▶ _Data_:
------------------------------------

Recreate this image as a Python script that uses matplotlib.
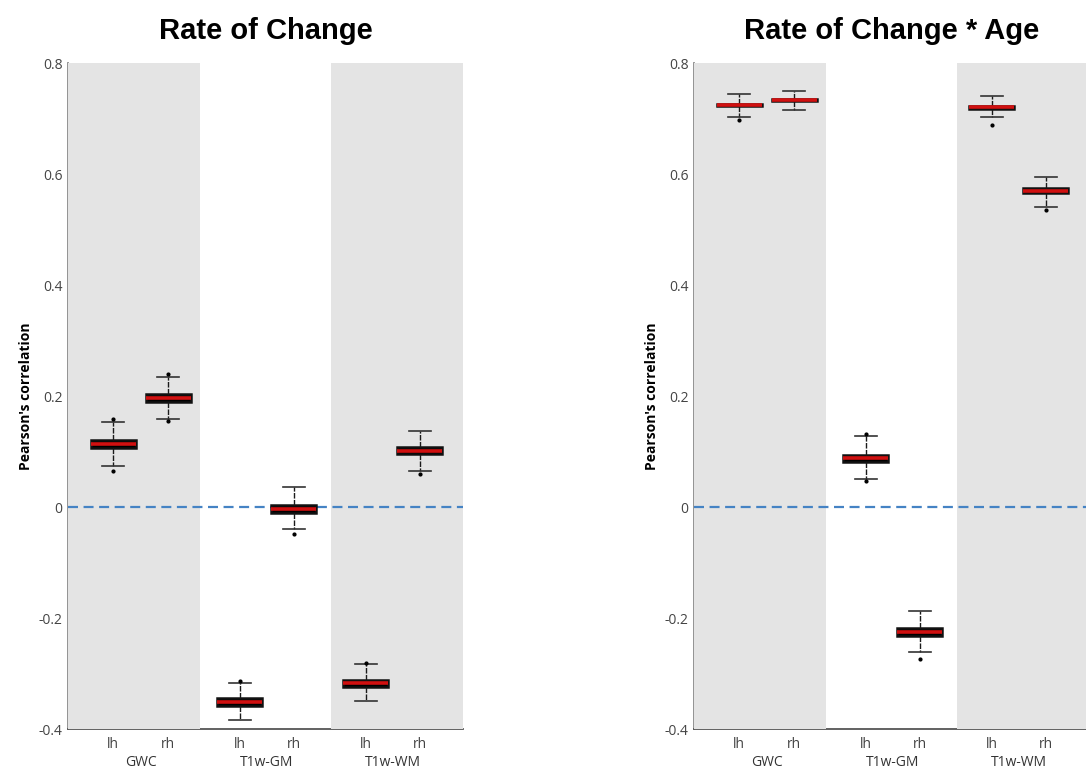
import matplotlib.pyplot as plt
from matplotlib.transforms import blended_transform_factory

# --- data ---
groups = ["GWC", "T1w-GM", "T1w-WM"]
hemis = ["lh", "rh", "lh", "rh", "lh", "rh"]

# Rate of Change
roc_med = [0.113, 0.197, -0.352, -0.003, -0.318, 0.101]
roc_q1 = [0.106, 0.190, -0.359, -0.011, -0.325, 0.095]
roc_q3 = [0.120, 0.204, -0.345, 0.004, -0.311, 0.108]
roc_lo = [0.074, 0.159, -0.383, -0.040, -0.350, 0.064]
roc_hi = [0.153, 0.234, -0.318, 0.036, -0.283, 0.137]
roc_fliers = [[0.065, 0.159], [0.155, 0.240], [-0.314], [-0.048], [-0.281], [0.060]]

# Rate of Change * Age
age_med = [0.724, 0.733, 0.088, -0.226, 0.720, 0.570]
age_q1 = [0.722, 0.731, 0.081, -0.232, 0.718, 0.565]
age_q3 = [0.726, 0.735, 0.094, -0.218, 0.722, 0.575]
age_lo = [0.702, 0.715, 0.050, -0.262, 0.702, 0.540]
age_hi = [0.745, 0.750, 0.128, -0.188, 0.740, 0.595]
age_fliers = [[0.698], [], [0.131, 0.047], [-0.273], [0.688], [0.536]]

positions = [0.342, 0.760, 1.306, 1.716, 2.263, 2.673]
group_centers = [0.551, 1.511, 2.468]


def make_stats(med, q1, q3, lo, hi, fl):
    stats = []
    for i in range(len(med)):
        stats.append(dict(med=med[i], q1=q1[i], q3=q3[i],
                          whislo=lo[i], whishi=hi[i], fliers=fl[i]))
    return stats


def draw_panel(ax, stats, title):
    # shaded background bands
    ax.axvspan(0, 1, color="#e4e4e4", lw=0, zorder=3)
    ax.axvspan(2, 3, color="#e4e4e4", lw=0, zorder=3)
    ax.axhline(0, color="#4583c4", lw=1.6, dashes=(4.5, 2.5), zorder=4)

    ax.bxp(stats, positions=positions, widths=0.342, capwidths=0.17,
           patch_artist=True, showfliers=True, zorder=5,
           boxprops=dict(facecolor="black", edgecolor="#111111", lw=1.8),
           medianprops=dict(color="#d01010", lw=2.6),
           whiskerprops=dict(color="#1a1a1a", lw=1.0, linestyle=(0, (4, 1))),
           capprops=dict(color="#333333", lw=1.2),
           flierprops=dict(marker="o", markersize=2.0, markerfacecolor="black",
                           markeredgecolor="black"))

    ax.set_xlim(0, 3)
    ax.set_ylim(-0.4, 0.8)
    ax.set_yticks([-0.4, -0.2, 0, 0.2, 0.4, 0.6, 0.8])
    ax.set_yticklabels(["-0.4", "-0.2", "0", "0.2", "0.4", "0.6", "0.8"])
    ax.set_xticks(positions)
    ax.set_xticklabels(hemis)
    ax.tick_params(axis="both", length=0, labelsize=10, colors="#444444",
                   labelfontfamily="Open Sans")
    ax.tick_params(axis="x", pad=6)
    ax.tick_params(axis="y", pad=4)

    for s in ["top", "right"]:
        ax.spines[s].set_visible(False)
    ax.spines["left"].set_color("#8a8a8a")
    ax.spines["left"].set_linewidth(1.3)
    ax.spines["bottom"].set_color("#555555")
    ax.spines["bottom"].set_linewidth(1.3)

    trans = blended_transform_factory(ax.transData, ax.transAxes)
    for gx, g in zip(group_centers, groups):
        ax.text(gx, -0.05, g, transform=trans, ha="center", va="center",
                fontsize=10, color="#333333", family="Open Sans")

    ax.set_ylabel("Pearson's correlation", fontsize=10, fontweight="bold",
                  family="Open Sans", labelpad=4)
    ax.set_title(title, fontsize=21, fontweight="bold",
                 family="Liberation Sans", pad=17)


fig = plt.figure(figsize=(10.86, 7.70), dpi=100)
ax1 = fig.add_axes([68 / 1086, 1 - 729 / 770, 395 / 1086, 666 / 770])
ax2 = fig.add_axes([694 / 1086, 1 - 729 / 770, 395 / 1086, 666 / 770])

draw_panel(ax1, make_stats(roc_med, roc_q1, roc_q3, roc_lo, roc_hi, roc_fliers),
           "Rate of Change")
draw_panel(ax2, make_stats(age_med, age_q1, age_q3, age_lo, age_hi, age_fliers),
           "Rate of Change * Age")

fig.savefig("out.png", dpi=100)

------------------------------------

▶ _Problem requirements_: Give the data above again in full and unchanged, skipping the pictures.

▶ _Exercise result_:
Recreate this image as a Python script that uses matplotlib.
import matplotlib.pyplot as plt
from matplotlib.transforms import blended_transform_factory

# --- data ---
groups = ["GWC", "T1w-GM", "T1w-WM"]
hemis = ["lh", "rh", "lh", "rh", "lh", "rh"]

# Rate of Change
roc_med = [0.113, 0.197, -0.352, -0.003, -0.318, 0.101]
roc_q1 = [0.106, 0.190, -0.359, -0.011, -0.325, 0.095]
roc_q3 = [0.120, 0.204, -0.345, 0.004, -0.311, 0.108]
roc_lo = [0.074, 0.159, -0.383, -0.040, -0.350, 0.064]
roc_hi = [0.153, 0.234, -0.318, 0.036, -0.283, 0.137]
roc_fliers = [[0.065, 0.159], [0.155, 0.240], [-0.314], [-0.048], [-0.281], [0.060]]

# Rate of Change * Age
age_med = [0.724, 0.733, 0.088, -0.226, 0.720, 0.570]
age_q1 = [0.722, 0.731, 0.081, -0.232, 0.718, 0.565]
age_q3 = [0.726, 0.735, 0.094, -0.218, 0.722, 0.575]
age_lo = [0.702, 0.715, 0.050, -0.262, 0.702, 0.540]
age_hi = [0.745, 0.750, 0.128, -0.188, 0.740, 0.595]
age_fliers = [[0.698], [], [0.131, 0.047], [-0.273], [0.688], [0.536]]

positions = [0.342, 0.760, 1.306, 1.716, 2.263, 2.673]
group_centers = [0.551, 1.511, 2.468]


def make_stats(med, q1, q3, lo, hi, fl):
    stats = []
    for i in range(len(med)):
        stats.append(dict(med=med[i], q1=q1[i], q3=q3[i],
                          whislo=lo[i], whishi=hi[i], fliers=fl[i]))
    return stats


def draw_panel(ax, stats, title):
    # shaded background bands
    ax.axvspan(0, 1, color="#e4e4e4", lw=0, zorder=3)
    ax.axvspan(2, 3, color="#e4e4e4", lw=0, zorder=3)
    ax.axhline(0, color="#4583c4", lw=1.6, dashes=(4.5, 2.5), zorder=4)

    ax.bxp(stats, positions=positions, widths=0.342, capwidths=0.17,
           patch_artist=True, showfliers=True, zorder=5,
           boxprops=dict(facecolor="black", edgecolor="#111111", lw=1.8),
           medianprops=dict(color="#d01010", lw=2.6),
           whiskerprops=dict(color="#1a1a1a", lw=1.0, linestyle=(0, (4, 1))),
           capprops=dict(color="#333333", lw=1.2),
           flierprops=dict(marker="o", markersize=2.0, markerfacecolor="black",
                           markeredgecolor="black"))

    ax.set_xlim(0, 3)
    ax.set_ylim(-0.4, 0.8)
    ax.set_yticks([-0.4, -0.2, 0, 0.2, 0.4, 0.6, 0.8])
    ax.set_yticklabels(["-0.4", "-0.2", "0", "0.2", "0.4", "0.6", "0.8"])
    ax.set_xticks(positions)
    ax.set_xticklabels(hemis)
    ax.tick_params(axis="both", length=0, labelsize=10, colors="#444444",
                   labelfontfamily="Open Sans")
    ax.tick_params(axis="x", pad=6)
    ax.tick_params(axis="y", pad=4)

    for s in ["top", "right"]:
        ax.spines[s].set_visible(False)
    ax.spines["left"].set_color("#8a8a8a")
    ax.spines["left"].set_linewidth(1.3)
    ax.spines["bottom"].set_color("#555555")
    ax.spines["bottom"].set_linewidth(1.3)

    trans = blended_transform_factory(ax.transData, ax.transAxes)
    for gx, g in zip(group_centers, groups):
        ax.text(gx, -0.05, g, transform=trans, ha="center", va="center",
                fontsize=10, color="#333333", family="Open Sans")

    ax.set_ylabel("Pearson's correlation", fontsize=10, fontweight="bold",
                  family="Open Sans", labelpad=4)
    ax.set_title(title, fontsize=21, fontweight="bold",
                 family="Liberation Sans", pad=17)


fig = plt.figure(figsize=(10.86, 7.70), dpi=100)
ax1 = fig.add_axes([68 / 1086, 1 - 729 / 770, 395 / 1086, 666 / 770])
ax2 = fig.add_axes([694 / 1086, 1 - 729 / 770, 395 / 1086, 666 / 770])

draw_panel(ax1, make_stats(roc_med, roc_q1, roc_q3, roc_lo, roc_hi, roc_fliers),
           "Rate of Change")
draw_panel(ax2, make_stats(age_med, age_q1, age_q3, age_lo, age_hi, age_fliers),
           "Rate of Change * Age")

fig.savefig("out.png", dpi=100)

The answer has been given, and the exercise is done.